DO THIS:
Leave out the pictures and reproduce all of the data exactly.

DATASET SECTION:
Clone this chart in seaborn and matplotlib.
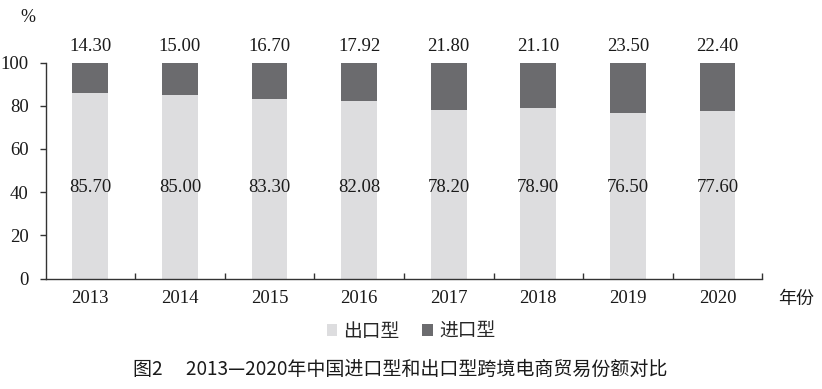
import matplotlib
matplotlib.use("Agg")
import matplotlib.pyplot as plt
import seaborn as sns
import pandas as pd
from matplotlib.patches import Patch

years = ["2013", "2014", "2015", "2016", "2017", "2018", "2019", "2020"]
export_share = [85.70, 85.00, 83.30, 82.08, 78.20, 78.90, 76.50, 77.60]
import_share = [14.30, 15.00, 16.70, 17.92, 21.80, 21.10, 23.50, 22.40]
export_labels = ["85.70", "85.00", "83.30", "82.08", "78.20", "78.90", "76.50", "77.60"]
import_labels = ["14.30", "15.00", "16.70", "17.92", "21.80", "21.10", "23.50", "22.40"]

sns.set_theme(style="white")
plt.rcParams['font.family'] = ['Liberation Serif', 'Noto Sans CJK SC']

df = pd.DataFrame({"year": years, "export": export_share, "import": import_share})
df["total"] = df["export"] + df["import"]

light = "#dddddf"
dark = "#6b6b6e"

fig = plt.figure(figsize=(8.22, 3.89), dpi=100)
ax = fig.add_axes([45.5/822, 110.5/389, (762.3-45.5)/822, 216/389])

sns.barplot(data=df, x="year", y="total", color=dark, width=0.4, saturation=1,
            linewidth=0, ax=ax)
sns.barplot(data=df, x="year", y="export", color=light, width=0.4, saturation=1,
            linewidth=0, ax=ax)

ax.set_xlim(-0.5, 7.5)
ax.set_ylim(0, 100)
ax.set_yticks([0, 20, 40, 60, 80, 100])
ax.set_yticklabels(["0", "20", "40", "60", "80", "100"], fontsize=13.5,
                   family='Liberation Serif')
ax.set_xticks(range(len(years)))
ax.set_xticklabels(years, fontsize=13.5, family='Liberation Serif')
ax.set_xticks([i + 0.5 for i in range(len(years))], minor=True)
ax.tick_params(axis='x', which='major', length=0, pad=8, colors='#1a1a1a')
ax.tick_params(axis='x', which='minor', direction='in', length=4, width=1,
               color='#333333', bottom=True)
ax.tick_params(axis='y', direction='out', length=4, width=1, color='#333333',
               left=True, pad=8, labelcolor='#1a1a1a')
ax.set_xlabel("")
ax.set_ylabel("")
for s in ["top", "right"]:
    ax.spines[s].set_visible(False)
for s in ["left", "bottom"]:
    ax.spines[s].set_color('#333333')
    ax.spines[s].set_linewidth(1)

for i in range(len(years)):
    ax.text(i, 42, export_labels[i], ha='center', va='center', fontsize=13.5,
            family='Liberation Serif', color='#1a1a1a')
    ax.text(i, 107.5, import_labels[i], ha='center', va='center', fontsize=13.5,
            family='Liberation Serif', color='#1a1a1a')

fig.text(28/822, 1 - 18/389, "%", ha='center', va='center', fontsize=13,
         family='Liberation Serif', color='#1a1a1a')
fig.text(796/822, 1 - 299/389, "年份", ha='center', va='center', fontsize=13,
         family=['Noto Sans CJK SC'], color='#1a1a1a')

handles = [Patch(facecolor=light, edgecolor='none', label="出口型"),
           Patch(facecolor=dark, edgecolor='none', label="进口型")]
fig.legend(handles=handles, loc='center', bbox_to_anchor=(411/822, 1 - 331/389),
           ncol=2, frameon=False, prop={'family': 'Noto Sans CJK SC', 'size': 13.5},
           handlelength=0.55, handleheight=0.55, handletextpad=0.35, columnspacing=1.2)

fig.text(400/822, 1 - 369/389, "图2\u3000 2013—2020年中国进口型和出口型跨境电商贸易份额对比",
         ha='center', va='center', fontsize=13.7, fontweight='medium',
         family=['Noto Sans CJK SC', 'DejaVu Sans'], color='#1a1a1a')

fig.savefig("out.png", dpi=100)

COMPLETE RESPONSE:
Clone this chart in seaborn and matplotlib.
import matplotlib
matplotlib.use("Agg")
import matplotlib.pyplot as plt
import seaborn as sns
import pandas as pd
from matplotlib.patches import Patch

years = ["2013", "2014", "2015", "2016", "2017", "2018", "2019", "2020"]
export_share = [85.70, 85.00, 83.30, 82.08, 78.20, 78.90, 76.50, 77.60]
import_share = [14.30, 15.00, 16.70, 17.92, 21.80, 21.10, 23.50, 22.40]
export_labels = ["85.70", "85.00", "83.30", "82.08", "78.20", "78.90", "76.50", "77.60"]
import_labels = ["14.30", "15.00", "16.70", "17.92", "21.80", "21.10", "23.50", "22.40"]

sns.set_theme(style="white")
plt.rcParams['font.family'] = ['Liberation Serif', 'Noto Sans CJK SC']

df = pd.DataFrame({"year": years, "export": export_share, "import": import_share})
df["total"] = df["export"] + df["import"]

light = "#dddddf"
dark = "#6b6b6e"

fig = plt.figure(figsize=(8.22, 3.89), dpi=100)
ax = fig.add_axes([45.5/822, 110.5/389, (762.3-45.5)/822, 216/389])

sns.barplot(data=df, x="year", y="total", color=dark, width=0.4, saturation=1,
            linewidth=0, ax=ax)
sns.barplot(data=df, x="year", y="export", color=light, width=0.4, saturation=1,
            linewidth=0, ax=ax)

ax.set_xlim(-0.5, 7.5)
ax.set_ylim(0, 100)
ax.set_yticks([0, 20, 40, 60, 80, 100])
ax.set_yticklabels(["0", "20", "40", "60", "80", "100"], fontsize=13.5,
                   family='Liberation Serif')
ax.set_xticks(range(len(years)))
ax.set_xticklabels(years, fontsize=13.5, family='Liberation Serif')
ax.set_xticks([i + 0.5 for i in range(len(years))], minor=True)
ax.tick_params(axis='x', which='major', length=0, pad=8, colors='#1a1a1a')
ax.tick_params(axis='x', which='minor', direction='in', length=4, width=1,
               color='#333333', bottom=True)
ax.tick_params(axis='y', direction='out', length=4, width=1, color='#333333',
               left=True, pad=8, labelcolor='#1a1a1a')
ax.set_xlabel("")
ax.set_ylabel("")
for s in ["top", "right"]:
    ax.spines[s].set_visible(False)
for s in ["left", "bottom"]:
    ax.spines[s].set_color('#333333')
    ax.spines[s].set_linewidth(1)

for i in range(len(years)):
    ax.text(i, 42, export_labels[i], ha='center', va='center', fontsize=13.5,
            family='Liberation Serif', color='#1a1a1a')
    ax.text(i, 107.5, import_labels[i], ha='center', va='center', fontsize=13.5,
            family='Liberation Serif', color='#1a1a1a')

fig.text(28/822, 1 - 18/389, "%", ha='center', va='center', fontsize=13,
         family='Liberation Serif', color='#1a1a1a')
fig.text(796/822, 1 - 299/389, "年份", ha='center', va='center', fontsize=13,
         family=['Noto Sans CJK SC'], color='#1a1a1a')

handles = [Patch(facecolor=light, edgecolor='none', label="出口型"),
           Patch(facecolor=dark, edgecolor='none', label="进口型")]
fig.legend(handles=handles, loc='center', bbox_to_anchor=(411/822, 1 - 331/389),
           ncol=2, frameon=False, prop={'family': 'Noto Sans CJK SC', 'size': 13.5},
           handlelength=0.55, handleheight=0.55, handletextpad=0.35, columnspacing=1.2)

fig.text(400/822, 1 - 369/389, "图2\u3000 2013—2020年中国进口型和出口型跨境电商贸易份额对比",
         ha='center', va='center', fontsize=13.7, fontweight='medium',
         family=['Noto Sans CJK SC', 'DejaVu Sans'], color='#1a1a1a')

fig.savefig("out.png", dpi=100)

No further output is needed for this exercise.